There are so many things I love about this packable lunch and the top of my list is its versatility. When it comes to lunch preparation, having a base recipe with multiple options is truly a life saver. Whether you pack this delightful lunch along in a mason jar or opt for a wide mouth thermos it will be equally satisfying. (No doubt the glass jar is a gorgeous presentation but it’s not so child friendly.)
While this recipe is open for interpretation here’s a list of suggested ingredients along with some alternatives:
par-cooked ramen style noodles (gluten free options galore by Lotus Foods)
1 green onion, chopped
1 Tbsp fresh ginger, grated
1/4 cup sautéed shitake mushrooms (or oyster mushrooms, baby bella’s, etc)
1/4 – 1/2 carrot, julienned (and/or chopped fresh broccoli, bok choy, fresh spinach)

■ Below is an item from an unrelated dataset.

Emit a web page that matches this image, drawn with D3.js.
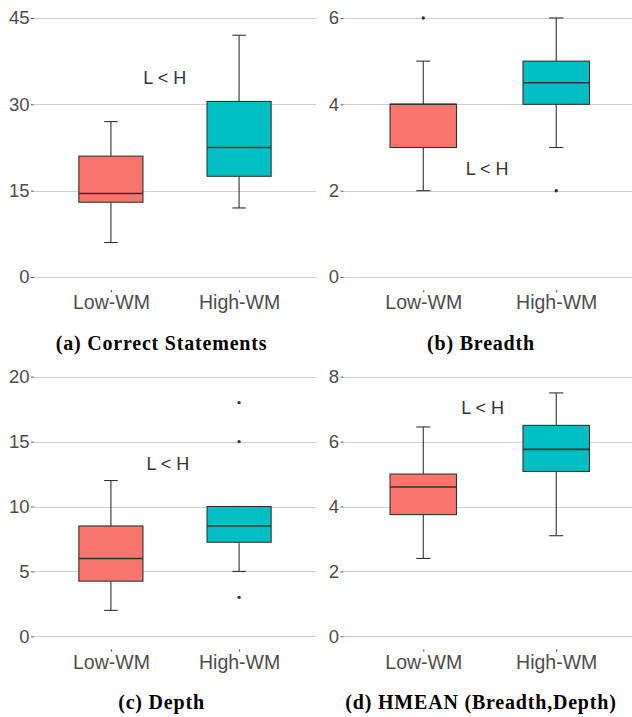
<!DOCTYPE html>
<html>
<head>
<meta charset="utf-8">
<script src="https://cdn.jsdelivr.net/npm/d3@7"></script>
<style>
  html, body { margin: 0; padding: 0; background: #fff; }
  svg { display: block; }
</style>
</head>
<body>
<svg id="chart" width="632" height="717"></svg>
<script>
// ---- data ----
const groups = ["Low-WM", "High-WM"];
const groupColors = ["#F8766D", "#00BFC4"];

const panelTitles = ["(a) Correct Statements", "(b) Breadth", "(c) Depth", "(d) HMEAN (Breadth,Depth)"];
const yTicks = [[0, 15, 30, 45], [0, 2, 4, 6], [0, 5, 10, 15, 20], [0, 2, 4, 6, 8]];
const yMax = [45, 6, 20, 8];

// [lowerWhisker, Q1, median, Q3, upperWhisker] per group
const correctStats = [[6, 13, 14.5, 21, 27], [12, 17.5, 22.5, 30.5, 42]];
const breadthStats = [[2, 3, 4, 4, 5], [3, 4, 4.5, 5, 6]];
const depthStats = [[2, 4.25, 6, 8.5, 12], [5, 7.25, 8.5, 10, 10]];
const hmeanStats = [[2.4, 3.75, 4.6, 5.0, 6.45], [3.1, 5.08, 5.76, 6.5, 7.5]];

const correctOutliers = [[], []];
const breadthOutliers = [[6], [2]];
const depthOutliers = [[], [18, 15, 3]];
const hmeanOutliers = [[], []];

const annotText = "L < H";
const annotX = [1.42, 1.48, 1.445, 1.447];   // position on the discrete axis (1 = Low, 2 = High)
const annotY = [34.5, 2.5, 13.3, 7.04];

const allStats = [correctStats, breadthStats, depthStats, hmeanStats];
const allOutliers = [correctOutliers, breadthOutliers, depthOutliers, hmeanOutliers];

// ---- layout ----
const panels = [
  { x0: 34, x1: 316, y0: 5, y1: 290, titleX: 161.5, titleY: 349.5 },
  { x0: 343.5, x1: 636, y0: 5, y1: 290, titleX: 481, titleY: 349.5 },
  { x0: 34, x1: 316, y0: 363.7, y1: 649.3, titleX: 161.5, titleY: 709 },
  { x0: 343.5, x1: 636, y0: 363.7, y1: 649.3, titleX: 481, titleY: 709 }
];

const svg = d3.select("#chart");
svg.append("defs").append("clipPath").attr("id", "pageclip")
  .append("rect").attr("x", 0).attr("y", 0).attr("width", 632).attr("height", 717);

const root = svg.append("g").attr("clip-path", "url(#pageclip)");

const textColor = "#4d4d4d";
const sansFont = "'Liberation Sans', Arial, Helvetica, sans-serif";
const serifFont = "'Liberation Serif', 'Times New Roman', serif";

panels.forEach((p, i) => {
  const g = root.append("g");
  const exp = yMax[i] * 0.05;
  const y = d3.scaleLinear().domain([-exp, yMax[i] + exp]).range([p.y1, p.y0]);
  const x = d3.scaleLinear().domain([0.4, 2.6]).range([p.x0, p.x1]);
  const unit = x(2) - x(1);

  // gridlines
  g.selectAll(".grid").data(yTicks[i]).enter().append("line")
    .attr("x1", p.x0).attr("x2", p.x1)
    .attr("y1", d => Math.round(y(d)) + 0.5).attr("y2", d => Math.round(y(d)) + 0.5)
    .attr("stroke", "#cfcfcf").attr("stroke-width", 1.1);

  // y axis (ticks + labels)
  const yAxis = d3.axisLeft(y).tickValues(yTicks[i]).tickFormat(d3.format("d")).tickSize(3).tickPadding(1.5);
  const ya = g.append("g").attr("transform", `translate(${p.x0},0)`).call(yAxis);
  ya.select(".domain").remove();
  ya.selectAll(".tick line").attr("stroke", "#333").attr("stroke-width", 0.8);
  ya.selectAll(".tick text").attr("fill", textColor)
    .style("font-family", sansFont).style("font-size", "18.5px");

  // x axis (ticks + labels)
  const xAxis = d3.axisBottom(x).tickValues([1, 2]).tickFormat((d) => groups[d - 1]).tickSize(2.5).tickPadding(3);
  const xa = g.append("g").attr("transform", `translate(0,${p.y1})`).call(xAxis);
  xa.select(".domain").remove();
  xa.selectAll(".tick line").attr("stroke", "#333").attr("stroke-width", 0.8);
  xa.selectAll(".tick text").attr("fill", textColor)
    .style("font-family", sansFont).style("font-size", "19.5px");

  // boxes
  const stats = allStats[i];
  const halfBox = 0.25 * unit;
  const halfCap = 0.053 * unit;
  stats.forEach((s, k) => {
    const cx = x(k + 1);
    const [lo, q1, med, q3, hi] = s;
    // whiskers
    g.append("line").attr("x1", cx).attr("x2", cx).attr("y1", y(q3)).attr("y2", y(hi))
      .attr("stroke", "#333").attr("stroke-width", 1.1);
    g.append("line").attr("x1", cx).attr("x2", cx).attr("y1", y(q1)).attr("y2", y(lo))
      .attr("stroke", "#333").attr("stroke-width", 1.1);
    // caps
    [lo, hi].forEach(v => {
      g.append("line").attr("x1", cx - halfCap).attr("x2", cx + halfCap)
        .attr("y1", y(v)).attr("y2", y(v)).attr("stroke", "#333").attr("stroke-width", 1.1);
    });
    // box
    g.append("rect").attr("x", cx - halfBox).attr("y", y(q3))
      .attr("width", 2 * halfBox).attr("height", Math.max(0.5, y(q1) - y(q3)))
      .attr("fill", groupColors[k]).attr("stroke", "#333").attr("stroke-width", 1.1);
    // median
    g.append("line").attr("x1", cx - halfBox).attr("x2", cx + halfBox)
      .attr("y1", y(med)).attr("y2", y(med)).attr("stroke", "#333").attr("stroke-width", 1.6);
    // outliers
    allOutliers[i][k].forEach(v => {
      g.append("circle").attr("cx", cx).attr("cy", y(v)).attr("r", 1.7).attr("fill", "#333");
    });
  });

  // annotation
  g.append("text").attr("x", x(annotX[i])).attr("y", y(annotY[i]))
    .attr("text-anchor", "middle").attr("dominant-baseline", "central")
    .attr("fill", "#333").style("font-family", sansFont).style("font-size", "18px")
    .text(annotText);

  // panel caption
  svg.append("text").attr("x", p.titleX).attr("y", p.titleY)
    .attr("text-anchor", "middle").attr("fill", "#000")
    .style("font-family", serifFont).style("font-weight", "bold").style("font-size", "20px")
    .style("letter-spacing", "0.8px")
    .text(panelTitles[i]);
});
</script>
</body>
</html>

3 tbsp peas (and/ or shelled edamame)
1 tbsp Tamari (or coconut aminos)
1 tbsp toasted sesame seed oil
1 veggie bouillon cube (I prefer Rapunzel brand) or 2 Tbsp of Miso (I prefer Miso Master)
1-2 tsp spicy chili oil, or Sriracha sauce
1 liter mason jar or wide mouth thermos
Directions are as easy as this:
- Combine all ingredients in a mason jar, or any other re-sealable jar.
- To serve, add boiling water just to cover your noodles and veggies- this can be done ahead of time if you are packing it in a wide mouth thermos. Be sure broth cube or miso paste dissolve.
- Enjoy!
My version here was inspired by Jana’s at Nutritionicity.